The idea of this algorithm is to merge all delta streams into one, which can then be applied in just one go.
In the current implementation, delta streams are parsed into DeltaChunks (->**DC**). Each DC represents one copy-from-base operation, or one or multiple consecutive add-bytes operations. DeltaChunks know about their target offset in the target buffer, and their size. Their target offsets are consecutive, i.e. one chunk ends where the next one begins, regarding their logical extend in the target buffer. Add-bytes DCs additional store their data to apply, copy-from-base DCs store the offset into the base buffer from which to copy bytes.
During processing, one starts with the latest (i.e. topmost) delta stream (->**TDS**), and iterates through its ancestor delta streams (->ADS) to merge them into the growing toplevel delta stream..
- skip all add-bytes DCs. If bytes are added, these will always overwrite any operation coming from any ADS at the same offset.
- copy-from-base DCs will copy a slice of the respective portion of the ADS ( as defined by their base offset ) and use it to replace the original chunk. This acts as a ‘virtual’ copy-from-base operation.
Applying the TDS is as straightforward as applying any other DS. The base buffer is required to be kept in memory. In the current implementation, a full-size target buffer is allocated to hold the result of applying the chunk information. Here it is already possible to stream the result, which is feasible only if the memory of the base buffer + the memory of the TDS are smaller than a full size target buffer. Streaming will always make sense if the peak resulting from having the base, target and TDS buffers in memory together is unaffordable.
The memory consumption during the TDS processing is only the condensed delta-bytes, for each ADS an additional index is required which costs 8 byte per DC. When applying the TDS, one requires an allocated base buffer too.The target buffer can be allocated, but may be a writer as well.
The benchmarking context was the same as for the brute-force GitDB algorithm. This implementation is far more complex than the said brute-force implementation, which clearly reflects in the numbers. It’s pure-python throughput is at only 1.1 MiB/s, which equals 89 streams/s. The biggest performance bottleneck is the slicing of the parsed delta streams, where the program spends most of its time due to hundred thousands of calls.
To get a more usable version of the algorithm, it was implemented in C, such that python must do no more than two calls to get all the work done. The first prepares the TDS, the second applies it, writing it into a target buffer. The throughput reaches 15.2 MiB/s, which equals 1221 streams/s, which makes it nearly 14 times faster than the pure python version, and amazingly even 1.35 times faster than the brute-force C implementation. As a comparison, cgit is able to stream about 20 MiB when controlling it through a pipe.
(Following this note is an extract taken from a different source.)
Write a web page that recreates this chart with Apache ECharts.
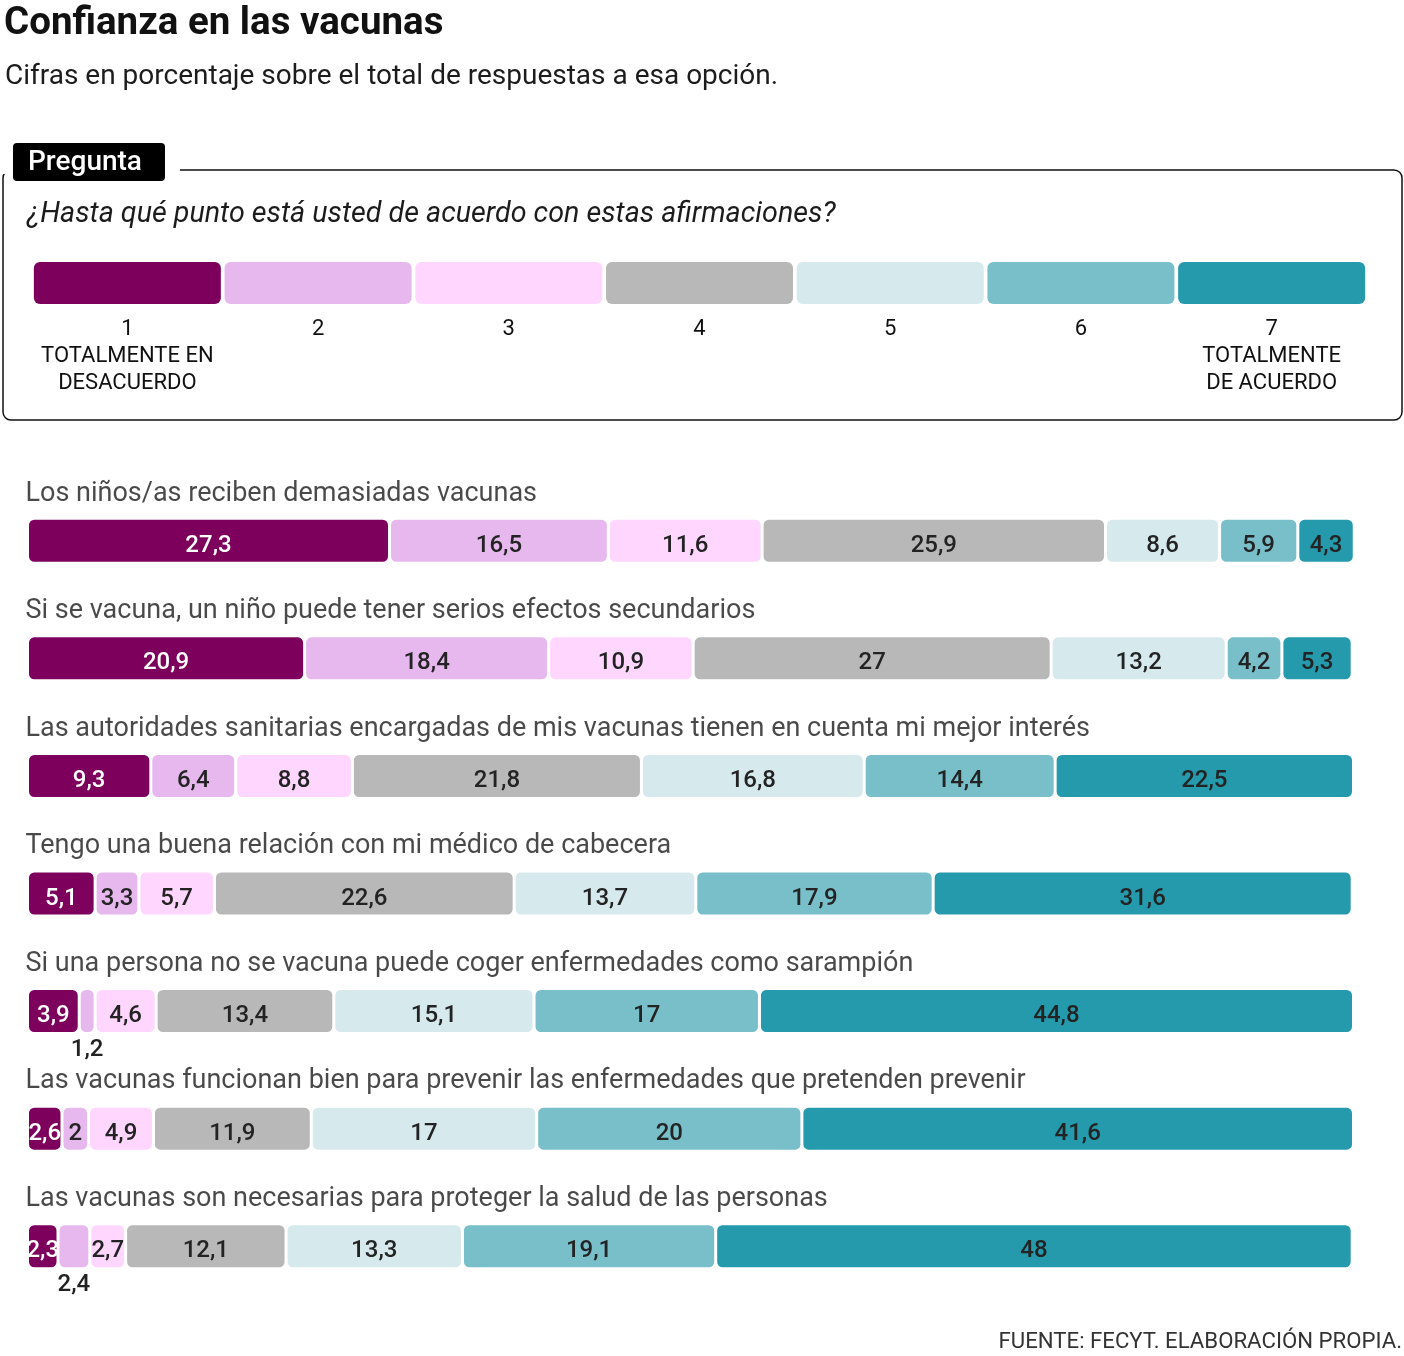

GitDBs performance may still improve once pack access is reimplemented in C as well.
A 125 MB file took 2.5 seconds to unpack for instance, which is only 20% slower than the c implementation of the brute-force algorithm.
Another very promising option is that streaming of delta data is indeed possible. Depending on the configuration of the copy-from-base operations, different optimizations could be applied to reduce the amount of memory required for the final processed delta stream. Some configurations may even allow it to stream data from the base buffer, instead of pre-loading it for random access.
The ability to stream files at reduced memory costs would only be feasible for big files, and would have to be payed with extra pre-processing time.
A very first and simple implementation could avoid memory peaks by streaming the TDS in conjunction with a base buffer, instead of writing everything into a fully allocated target buffer.